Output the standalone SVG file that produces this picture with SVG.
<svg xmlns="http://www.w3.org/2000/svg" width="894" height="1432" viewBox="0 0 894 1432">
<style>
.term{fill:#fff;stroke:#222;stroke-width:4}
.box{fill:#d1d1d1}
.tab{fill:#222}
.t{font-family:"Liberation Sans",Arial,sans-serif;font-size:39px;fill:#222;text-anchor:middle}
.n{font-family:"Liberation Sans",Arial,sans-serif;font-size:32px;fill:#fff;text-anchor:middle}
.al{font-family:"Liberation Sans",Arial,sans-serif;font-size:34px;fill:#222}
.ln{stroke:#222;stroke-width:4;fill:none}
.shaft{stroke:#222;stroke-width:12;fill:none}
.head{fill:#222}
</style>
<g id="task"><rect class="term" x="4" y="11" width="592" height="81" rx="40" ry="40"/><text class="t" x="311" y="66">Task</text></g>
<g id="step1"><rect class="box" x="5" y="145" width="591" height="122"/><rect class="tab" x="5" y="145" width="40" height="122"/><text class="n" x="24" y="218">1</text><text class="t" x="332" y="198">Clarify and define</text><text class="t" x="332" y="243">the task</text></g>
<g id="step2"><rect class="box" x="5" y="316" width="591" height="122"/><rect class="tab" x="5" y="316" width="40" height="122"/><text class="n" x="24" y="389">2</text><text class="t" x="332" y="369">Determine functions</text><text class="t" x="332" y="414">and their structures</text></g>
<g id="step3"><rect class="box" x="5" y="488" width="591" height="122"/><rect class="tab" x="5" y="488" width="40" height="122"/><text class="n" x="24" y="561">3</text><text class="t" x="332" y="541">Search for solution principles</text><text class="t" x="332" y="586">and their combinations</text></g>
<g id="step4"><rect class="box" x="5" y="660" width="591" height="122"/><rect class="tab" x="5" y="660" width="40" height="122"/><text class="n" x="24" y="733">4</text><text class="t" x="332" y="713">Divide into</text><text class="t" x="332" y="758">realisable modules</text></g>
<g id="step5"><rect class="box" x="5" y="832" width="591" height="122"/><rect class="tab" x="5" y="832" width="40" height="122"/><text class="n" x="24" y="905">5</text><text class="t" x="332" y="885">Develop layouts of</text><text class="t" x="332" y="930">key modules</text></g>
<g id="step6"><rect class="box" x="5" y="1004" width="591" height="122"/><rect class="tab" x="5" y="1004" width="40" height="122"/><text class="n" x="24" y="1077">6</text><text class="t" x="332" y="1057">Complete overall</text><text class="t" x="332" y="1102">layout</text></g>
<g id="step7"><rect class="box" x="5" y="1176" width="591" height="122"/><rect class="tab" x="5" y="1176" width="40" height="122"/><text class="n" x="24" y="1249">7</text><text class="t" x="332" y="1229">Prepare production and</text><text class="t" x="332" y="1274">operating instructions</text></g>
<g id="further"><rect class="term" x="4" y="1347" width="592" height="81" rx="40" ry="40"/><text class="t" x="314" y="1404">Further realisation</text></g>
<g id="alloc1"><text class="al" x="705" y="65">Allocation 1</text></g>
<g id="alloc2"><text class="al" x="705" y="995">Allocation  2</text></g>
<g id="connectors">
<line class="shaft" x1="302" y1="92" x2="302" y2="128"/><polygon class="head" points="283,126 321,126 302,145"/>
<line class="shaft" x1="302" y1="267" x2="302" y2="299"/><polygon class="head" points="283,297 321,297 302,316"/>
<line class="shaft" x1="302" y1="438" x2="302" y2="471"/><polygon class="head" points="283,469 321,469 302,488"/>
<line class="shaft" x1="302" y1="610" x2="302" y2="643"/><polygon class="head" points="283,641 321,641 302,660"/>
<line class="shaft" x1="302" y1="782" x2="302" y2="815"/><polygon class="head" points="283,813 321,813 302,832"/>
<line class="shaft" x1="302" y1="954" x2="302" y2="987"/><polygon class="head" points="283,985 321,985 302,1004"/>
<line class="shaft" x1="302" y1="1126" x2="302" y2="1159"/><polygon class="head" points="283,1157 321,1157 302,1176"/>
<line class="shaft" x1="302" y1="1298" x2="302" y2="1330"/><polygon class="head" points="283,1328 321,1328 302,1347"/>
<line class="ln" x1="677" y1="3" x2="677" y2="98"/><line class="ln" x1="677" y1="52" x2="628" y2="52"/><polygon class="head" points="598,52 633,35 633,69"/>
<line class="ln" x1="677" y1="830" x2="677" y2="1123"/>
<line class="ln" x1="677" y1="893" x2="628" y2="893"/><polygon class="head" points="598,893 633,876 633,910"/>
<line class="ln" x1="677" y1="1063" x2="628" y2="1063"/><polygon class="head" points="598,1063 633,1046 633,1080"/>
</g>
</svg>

• • • • •

» Work to complete
Transcribe the entire listing above precisely.

» Finished task
Output the standalone SVG file that produces this picture with SVG.
<svg xmlns="http://www.w3.org/2000/svg" width="894" height="1432" viewBox="0 0 894 1432">
<style>
.term{fill:#fff;stroke:#222;stroke-width:4}
.box{fill:#d1d1d1}
.tab{fill:#222}
.t{font-family:"Liberation Sans",Arial,sans-serif;font-size:39px;fill:#222;text-anchor:middle}
.n{font-family:"Liberation Sans",Arial,sans-serif;font-size:32px;fill:#fff;text-anchor:middle}
.al{font-family:"Liberation Sans",Arial,sans-serif;font-size:34px;fill:#222}
.ln{stroke:#222;stroke-width:4;fill:none}
.shaft{stroke:#222;stroke-width:12;fill:none}
.head{fill:#222}
</style>
<g id="task"><rect class="term" x="4" y="11" width="592" height="81" rx="40" ry="40"/><text class="t" x="311" y="66">Task</text></g>
<g id="step1"><rect class="box" x="5" y="145" width="591" height="122"/><rect class="tab" x="5" y="145" width="40" height="122"/><text class="n" x="24" y="218">1</text><text class="t" x="332" y="198">Clarify and define</text><text class="t" x="332" y="243">the task</text></g>
<g id="step2"><rect class="box" x="5" y="316" width="591" height="122"/><rect class="tab" x="5" y="316" width="40" height="122"/><text class="n" x="24" y="389">2</text><text class="t" x="332" y="369">Determine functions</text><text class="t" x="332" y="414">and their structures</text></g>
<g id="step3"><rect class="box" x="5" y="488" width="591" height="122"/><rect class="tab" x="5" y="488" width="40" height="122"/><text class="n" x="24" y="561">3</text><text class="t" x="332" y="541">Search for solution principles</text><text class="t" x="332" y="586">and their combinations</text></g>
<g id="step4"><rect class="box" x="5" y="660" width="591" height="122"/><rect class="tab" x="5" y="660" width="40" height="122"/><text class="n" x="24" y="733">4</text><text class="t" x="332" y="713">Divide into</text><text class="t" x="332" y="758">realisable modules</text></g>
<g id="step5"><rect class="box" x="5" y="832" width="591" height="122"/><rect class="tab" x="5" y="832" width="40" height="122"/><text class="n" x="24" y="905">5</text><text class="t" x="332" y="885">Develop layouts of</text><text class="t" x="332" y="930">key modules</text></g>
<g id="step6"><rect class="box" x="5" y="1004" width="591" height="122"/><rect class="tab" x="5" y="1004" width="40" height="122"/><text class="n" x="24" y="1077">6</text><text class="t" x="332" y="1057">Complete overall</text><text class="t" x="332" y="1102">layout</text></g>
<g id="step7"><rect class="box" x="5" y="1176" width="591" height="122"/><rect class="tab" x="5" y="1176" width="40" height="122"/><text class="n" x="24" y="1249">7</text><text class="t" x="332" y="1229">Prepare production and</text><text class="t" x="332" y="1274">operating instructions</text></g>
<g id="further"><rect class="term" x="4" y="1347" width="592" height="81" rx="40" ry="40"/><text class="t" x="314" y="1404">Further realisation</text></g>
<g id="alloc1"><text class="al" x="705" y="65">Allocation 1</text></g>
<g id="alloc2"><text class="al" x="705" y="995">Allocation  2</text></g>
<g id="connectors">
<line class="shaft" x1="302" y1="92" x2="302" y2="128"/><polygon class="head" points="283,126 321,126 302,145"/>
<line class="shaft" x1="302" y1="267" x2="302" y2="299"/><polygon class="head" points="283,297 321,297 302,316"/>
<line class="shaft" x1="302" y1="438" x2="302" y2="471"/><polygon class="head" points="283,469 321,469 302,488"/>
<line class="shaft" x1="302" y1="610" x2="302" y2="643"/><polygon class="head" points="283,641 321,641 302,660"/>
<line class="shaft" x1="302" y1="782" x2="302" y2="815"/><polygon class="head" points="283,813 321,813 302,832"/>
<line class="shaft" x1="302" y1="954" x2="302" y2="987"/><polygon class="head" points="283,985 321,985 302,1004"/>
<line class="shaft" x1="302" y1="1126" x2="302" y2="1159"/><polygon class="head" points="283,1157 321,1157 302,1176"/>
<line class="shaft" x1="302" y1="1298" x2="302" y2="1330"/><polygon class="head" points="283,1328 321,1328 302,1347"/>
<line class="ln" x1="677" y1="3" x2="677" y2="98"/><line class="ln" x1="677" y1="52" x2="628" y2="52"/><polygon class="head" points="598,52 633,35 633,69"/>
<line class="ln" x1="677" y1="830" x2="677" y2="1123"/>
<line class="ln" x1="677" y1="893" x2="628" y2="893"/><polygon class="head" points="598,893 633,876 633,910"/>
<line class="ln" x1="677" y1="1063" x2="628" y2="1063"/><polygon class="head" points="598,1063 633,1046 633,1080"/>
</g>
</svg>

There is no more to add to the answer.